Cuando por primera vez decidí fatigar
mi ocio entre los más de ochenta voluminosos tomos alineados en un estante de
la vetusta biblioteca de la municipalidad distrital de Huaura, imaginé que solo
hallaría entre sus páginas documentos rigurosos y soporíferos, prolijos y
prescindibles. En fin, sagrados textos de la historia de La Independencia,
reunidos para la consulta más que para la lectura.

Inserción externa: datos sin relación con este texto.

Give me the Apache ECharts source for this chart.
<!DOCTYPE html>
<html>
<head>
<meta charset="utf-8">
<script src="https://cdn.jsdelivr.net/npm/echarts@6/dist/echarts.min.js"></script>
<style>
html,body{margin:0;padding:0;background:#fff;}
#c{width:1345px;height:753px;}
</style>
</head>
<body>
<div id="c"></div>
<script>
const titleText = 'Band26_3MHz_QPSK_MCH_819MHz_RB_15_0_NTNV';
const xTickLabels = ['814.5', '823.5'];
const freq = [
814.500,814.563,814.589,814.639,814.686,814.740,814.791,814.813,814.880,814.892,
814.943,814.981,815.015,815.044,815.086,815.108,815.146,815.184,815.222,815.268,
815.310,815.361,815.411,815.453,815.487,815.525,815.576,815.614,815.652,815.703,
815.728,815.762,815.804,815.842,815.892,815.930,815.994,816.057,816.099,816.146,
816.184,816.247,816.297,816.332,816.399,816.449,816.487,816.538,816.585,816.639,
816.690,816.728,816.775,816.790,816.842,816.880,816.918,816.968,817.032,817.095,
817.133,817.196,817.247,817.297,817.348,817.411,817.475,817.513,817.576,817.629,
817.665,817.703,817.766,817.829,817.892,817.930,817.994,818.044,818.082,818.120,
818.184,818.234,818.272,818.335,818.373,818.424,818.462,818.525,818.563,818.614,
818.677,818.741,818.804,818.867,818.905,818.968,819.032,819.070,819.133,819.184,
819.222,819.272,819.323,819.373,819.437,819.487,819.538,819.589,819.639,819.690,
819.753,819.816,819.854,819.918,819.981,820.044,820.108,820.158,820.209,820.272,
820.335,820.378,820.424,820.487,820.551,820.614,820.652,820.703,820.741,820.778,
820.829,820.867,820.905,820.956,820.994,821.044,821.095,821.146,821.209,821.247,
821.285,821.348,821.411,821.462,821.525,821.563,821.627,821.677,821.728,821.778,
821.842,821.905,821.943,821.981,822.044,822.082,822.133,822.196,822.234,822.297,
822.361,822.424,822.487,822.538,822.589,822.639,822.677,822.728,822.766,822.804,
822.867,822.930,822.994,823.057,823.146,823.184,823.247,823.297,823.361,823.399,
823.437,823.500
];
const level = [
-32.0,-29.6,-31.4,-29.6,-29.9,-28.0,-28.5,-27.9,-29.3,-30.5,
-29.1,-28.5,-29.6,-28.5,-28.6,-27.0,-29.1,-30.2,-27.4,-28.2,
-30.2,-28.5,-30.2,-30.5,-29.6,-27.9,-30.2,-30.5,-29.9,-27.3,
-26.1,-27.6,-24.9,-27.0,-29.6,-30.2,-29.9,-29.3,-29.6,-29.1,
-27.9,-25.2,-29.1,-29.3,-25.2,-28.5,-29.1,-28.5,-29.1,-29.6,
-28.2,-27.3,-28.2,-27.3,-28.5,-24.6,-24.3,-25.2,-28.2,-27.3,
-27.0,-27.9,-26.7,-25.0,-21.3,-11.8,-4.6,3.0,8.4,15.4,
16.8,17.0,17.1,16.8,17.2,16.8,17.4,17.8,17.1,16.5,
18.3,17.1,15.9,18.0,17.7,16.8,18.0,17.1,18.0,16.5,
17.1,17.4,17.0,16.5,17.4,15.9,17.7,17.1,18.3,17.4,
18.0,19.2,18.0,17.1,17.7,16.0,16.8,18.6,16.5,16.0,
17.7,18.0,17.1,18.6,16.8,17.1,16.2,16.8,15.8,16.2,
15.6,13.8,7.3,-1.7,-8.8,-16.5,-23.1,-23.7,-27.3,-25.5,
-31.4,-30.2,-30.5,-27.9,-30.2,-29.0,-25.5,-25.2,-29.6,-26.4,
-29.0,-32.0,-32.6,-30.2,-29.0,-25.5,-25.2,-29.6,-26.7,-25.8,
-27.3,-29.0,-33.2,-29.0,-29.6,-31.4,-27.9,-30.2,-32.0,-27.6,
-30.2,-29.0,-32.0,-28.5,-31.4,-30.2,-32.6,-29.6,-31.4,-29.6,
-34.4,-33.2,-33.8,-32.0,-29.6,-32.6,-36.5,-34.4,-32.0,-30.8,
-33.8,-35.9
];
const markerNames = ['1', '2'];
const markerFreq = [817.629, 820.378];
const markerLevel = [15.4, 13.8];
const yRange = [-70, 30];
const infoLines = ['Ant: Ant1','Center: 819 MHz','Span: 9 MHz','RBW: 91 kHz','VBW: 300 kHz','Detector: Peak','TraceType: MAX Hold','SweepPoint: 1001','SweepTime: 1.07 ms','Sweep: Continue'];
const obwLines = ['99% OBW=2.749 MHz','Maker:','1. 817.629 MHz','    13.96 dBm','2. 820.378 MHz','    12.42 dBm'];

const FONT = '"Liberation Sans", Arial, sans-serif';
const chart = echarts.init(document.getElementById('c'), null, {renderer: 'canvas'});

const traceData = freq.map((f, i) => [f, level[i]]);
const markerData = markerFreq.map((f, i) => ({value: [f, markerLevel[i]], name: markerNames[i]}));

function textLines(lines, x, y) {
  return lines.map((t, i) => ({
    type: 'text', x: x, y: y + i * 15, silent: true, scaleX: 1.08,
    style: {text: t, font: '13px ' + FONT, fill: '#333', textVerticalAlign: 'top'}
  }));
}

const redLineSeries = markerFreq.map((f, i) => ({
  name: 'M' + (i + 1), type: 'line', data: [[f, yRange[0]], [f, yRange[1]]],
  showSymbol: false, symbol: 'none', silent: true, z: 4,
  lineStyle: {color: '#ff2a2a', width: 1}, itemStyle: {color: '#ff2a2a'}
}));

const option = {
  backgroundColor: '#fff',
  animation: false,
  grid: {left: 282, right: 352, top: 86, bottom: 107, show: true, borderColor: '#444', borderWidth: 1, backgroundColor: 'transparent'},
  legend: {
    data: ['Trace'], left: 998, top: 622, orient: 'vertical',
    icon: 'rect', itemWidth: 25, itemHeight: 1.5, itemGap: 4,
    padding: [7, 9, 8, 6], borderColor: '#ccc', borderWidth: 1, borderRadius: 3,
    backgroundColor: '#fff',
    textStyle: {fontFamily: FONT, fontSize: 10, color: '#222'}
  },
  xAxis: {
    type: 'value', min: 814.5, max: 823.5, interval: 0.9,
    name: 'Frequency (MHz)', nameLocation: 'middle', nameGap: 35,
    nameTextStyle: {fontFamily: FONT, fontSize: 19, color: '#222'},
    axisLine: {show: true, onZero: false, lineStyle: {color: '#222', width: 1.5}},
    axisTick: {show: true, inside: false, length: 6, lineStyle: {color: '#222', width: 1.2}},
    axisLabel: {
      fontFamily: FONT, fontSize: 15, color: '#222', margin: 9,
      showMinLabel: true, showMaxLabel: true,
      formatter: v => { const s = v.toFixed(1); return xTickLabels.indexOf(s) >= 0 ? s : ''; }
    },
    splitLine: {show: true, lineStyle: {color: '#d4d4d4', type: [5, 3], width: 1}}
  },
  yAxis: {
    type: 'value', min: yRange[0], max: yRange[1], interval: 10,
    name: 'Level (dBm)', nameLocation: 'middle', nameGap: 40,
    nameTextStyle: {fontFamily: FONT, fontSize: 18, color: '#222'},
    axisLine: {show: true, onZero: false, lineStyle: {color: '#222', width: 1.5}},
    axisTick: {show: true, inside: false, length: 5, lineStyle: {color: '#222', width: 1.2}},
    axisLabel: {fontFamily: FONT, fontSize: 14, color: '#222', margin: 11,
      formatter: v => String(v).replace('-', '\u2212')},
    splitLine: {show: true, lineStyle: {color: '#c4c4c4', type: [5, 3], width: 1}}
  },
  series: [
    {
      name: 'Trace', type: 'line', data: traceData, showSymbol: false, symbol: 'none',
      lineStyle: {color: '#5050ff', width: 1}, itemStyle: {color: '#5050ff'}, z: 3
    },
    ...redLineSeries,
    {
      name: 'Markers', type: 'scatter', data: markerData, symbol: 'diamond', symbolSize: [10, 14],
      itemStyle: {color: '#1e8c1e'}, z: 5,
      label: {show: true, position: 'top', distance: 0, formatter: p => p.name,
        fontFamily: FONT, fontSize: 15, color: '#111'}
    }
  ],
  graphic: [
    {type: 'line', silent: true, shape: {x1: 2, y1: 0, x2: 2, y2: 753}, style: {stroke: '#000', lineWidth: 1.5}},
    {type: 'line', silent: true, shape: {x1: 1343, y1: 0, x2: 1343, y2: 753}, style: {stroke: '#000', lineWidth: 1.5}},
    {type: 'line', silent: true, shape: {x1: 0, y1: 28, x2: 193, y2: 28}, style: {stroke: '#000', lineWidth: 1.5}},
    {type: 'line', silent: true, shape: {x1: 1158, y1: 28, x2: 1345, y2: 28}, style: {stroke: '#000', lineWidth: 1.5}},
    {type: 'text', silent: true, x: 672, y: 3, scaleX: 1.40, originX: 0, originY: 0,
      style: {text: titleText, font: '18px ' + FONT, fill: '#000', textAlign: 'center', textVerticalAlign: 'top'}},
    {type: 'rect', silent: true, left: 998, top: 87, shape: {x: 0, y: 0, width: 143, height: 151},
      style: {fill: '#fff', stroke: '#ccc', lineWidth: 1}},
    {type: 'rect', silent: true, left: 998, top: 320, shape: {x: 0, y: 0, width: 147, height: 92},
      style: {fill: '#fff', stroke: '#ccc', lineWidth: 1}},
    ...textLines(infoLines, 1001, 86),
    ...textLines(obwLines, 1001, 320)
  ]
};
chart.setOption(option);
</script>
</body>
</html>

Sin embargo, con no poca sorpresa y harto regocijo, descubrí entre sus
páginas párrafos memorables y deliciosos, que contradecían mi impresión previa
y por el contrario alentaban mi travesía. Viajero inmóvil, sentado sobre una silla
de plástico y con los tomos elegidos apoyados sobre la baranda del jardín del
Museo de Huaura, durante meses viví un frenesí que creí mezquino no compartir
alguna vez.
En particular cuando, además de partes y proclamas, en los tomos que guardan
las memorias de los viajeros y de los combatientes, aparecen presencias
entrañables que cautivan ser miradas con
los ojos de la imaginación.
Es lo que ocurre al leer las evocaciones escritas por William Bennet
Stevenson, el marino ingles que es al mismo tiempo cronista, etnólogo, sociólogo, pero ante
todo, un hombre convencido de que escribir es la única forma de volver a vivir
lo vivido. De trascender lo vivido. (Por lo mismo que leer resulta ser lo contrario: vivir lo que a otros les tocó
vivir).
Por eso, al ir y venir, de Huacho a Lima, y viceversa; al cruzar los
siempre verdes campos de cultivo del valle de Chancay que se extienden hasta la
orilla del vasto mar, no deja de ser emocionante descubrir que entre esa misma
belleza natural hace doscientos años existió una hermosa mujer, cuya belleza,
más que en sus rasgos, reside en sus actos. Una mujer que a través de las
palabras de Bennet alcanzamos a ver:
“El
valle de Chancay contiene algunas plantaciones de caña e instalaciones
de trapiches, como también extensos pastizales de alfalfa para el ganado;
grandes cantidades de maíz y granos crecen en los alrededores.
Este valle es el lugar de
nacimiento de la célebre Niña de la Huaca, una joven que media seis pies de
estatura (lo cual era caso extraordinario ya que por lo general las mujeres
peruanas son bastante bajas), quien se caracterizaba por ser muy aficionada a
los ejercicios masculinos y nada era más agradable para ella que acompañar en
cacería a los esclavos fugitivos o apresar a los ladrones que algunas veces
asolaban el camino entre ese lugar y Lima; montaba el caballo a pelo, a la
usanza del país; se armaba con un par de pistolas o una asta de rejón o lanza y
con tres o cuatro hombres se dirigía a los alrededores del valle o al camino
hacia Lima, donde se convertía en más temida que una compañía de ‘encapados’ o
policía montada. La visité en su residencia y la hallé más instruida en
literatura que cualquier mujer nativa de la zona; era franca, cumplida y
cortés, dirigiendo ella misma su fundo, una hacienda de azúcar, a la que sacaba
el máximo provecho, dirigiendo ella misma el negocio”.